Your films appeared in over 500 festivals. You became a judge at the Golden Beggar, and you won almost 50 prizes worldwide. Is it there one that is particularly dear for you?
Rewards have always been motivating and energizing to work with. But I do not think there is a special award that is dear to me. Maybe my first film award, which I received at the age of sixteen, is dearer to me because it invited me to make films and maybe it’s the first motivation to be a filmmaker.
Recently, together with Ako Zandkarimi, you started the Samko Brothers. Could you please tell me more about this project? You are working on a new production: Congenital. Can you anticipate anything?
The best event of my working and cinematic life is getting to know Ako and creating Samko brothers. I had known him since he was almost a teenager and we had worked together on several projects and our friendship had been formed, until one day we decided to write a screenplay together and after the result we got excited and realized how much better we could work together.
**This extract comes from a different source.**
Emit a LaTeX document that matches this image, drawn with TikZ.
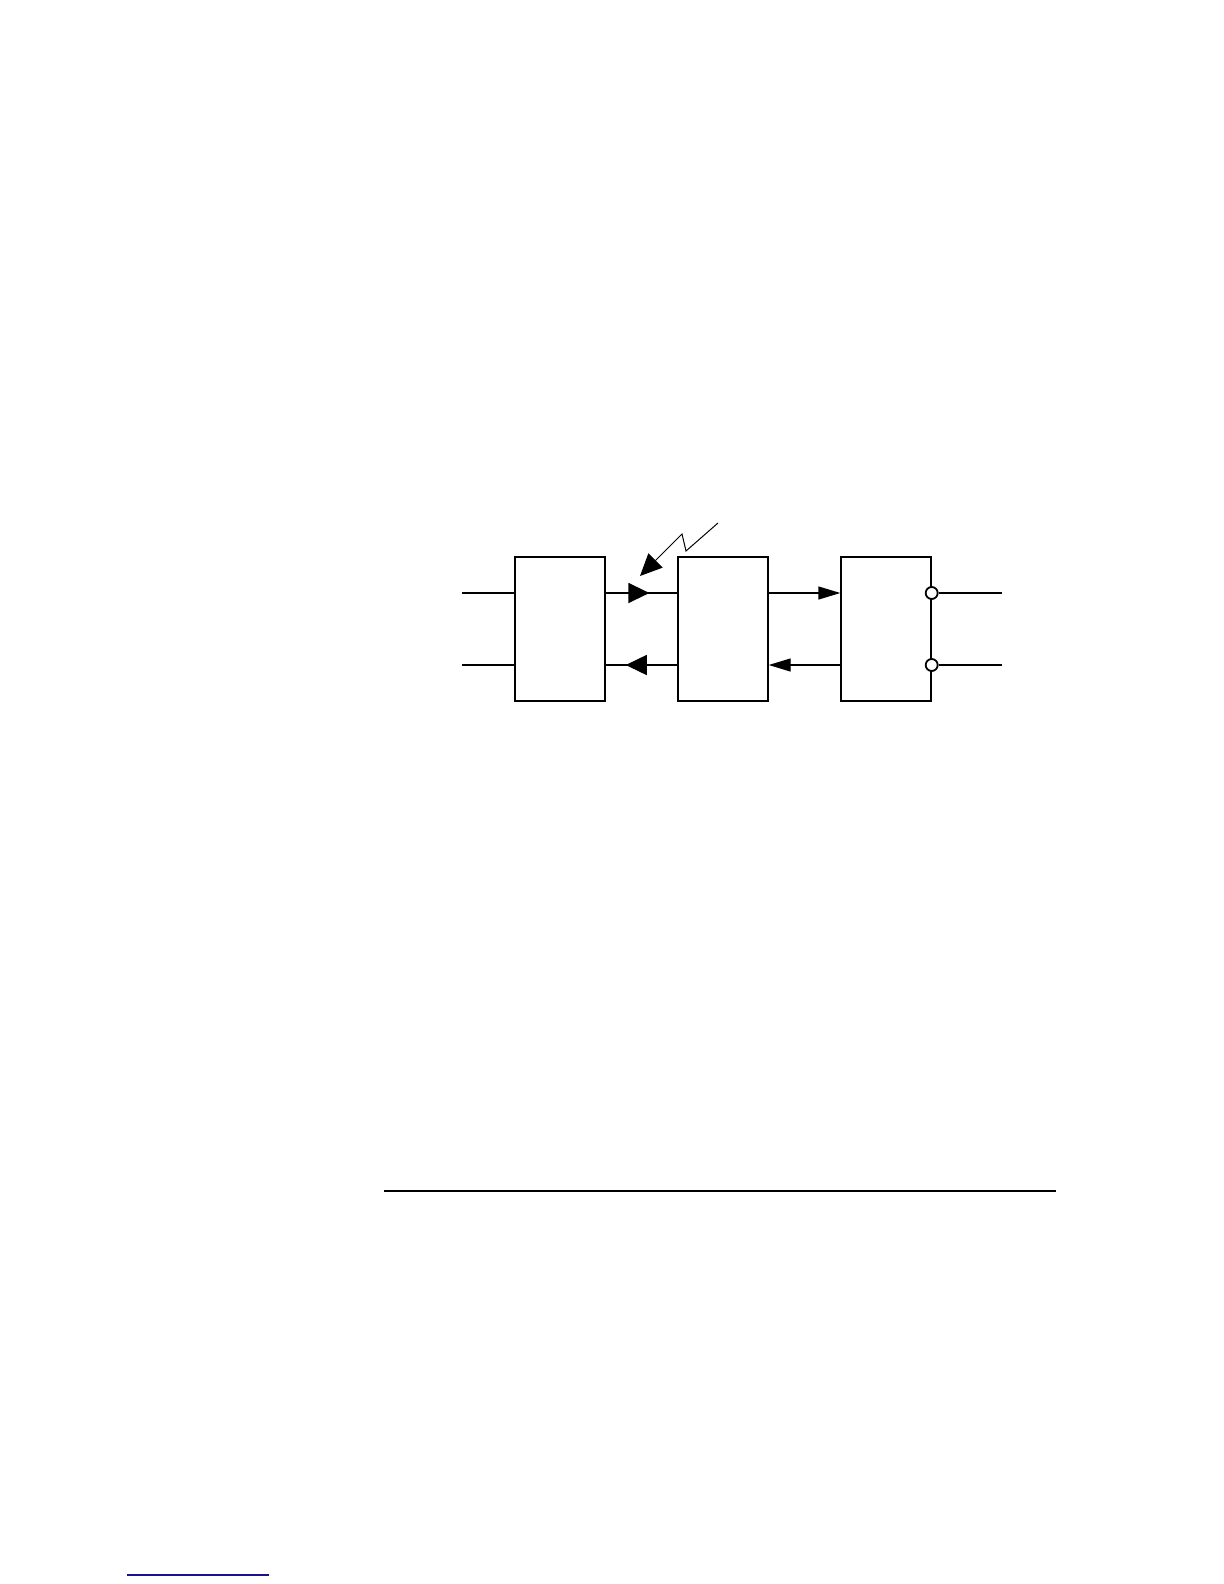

We decided to make a movie together. Although there were many problems, and although we made the film with a loan from a bank. But a good film came out of the water and with this film we went to many festivals and decided to make a film again and made a short film with another name, which was also a very lucky film for us. After that, we decided to make a new film again, and this path always continues.
Due to the long name of both of us in the credits and the media, we decided to choose an artistic and short name for ourselves that is both distinctive and short. The Samko brothers were officially formed with the production of the Congenital short film, and now that I speak to you, the congenital film is ready to be shown.
We have directed: Slaughter (2019), The Other (2020), Congenital (2021) and we wrote scripts of these short films together: Rhino (2019), Blind chance (2019), Childbirth (2021), Ayesha (2021), Suitcase (2021).
Cinema is very valuable to us because it is in cinema that we reach a common language and listen to each other’s stories together in peace. I hope that one day we will be able to come to Italy to screen our films and watch the films with the audience.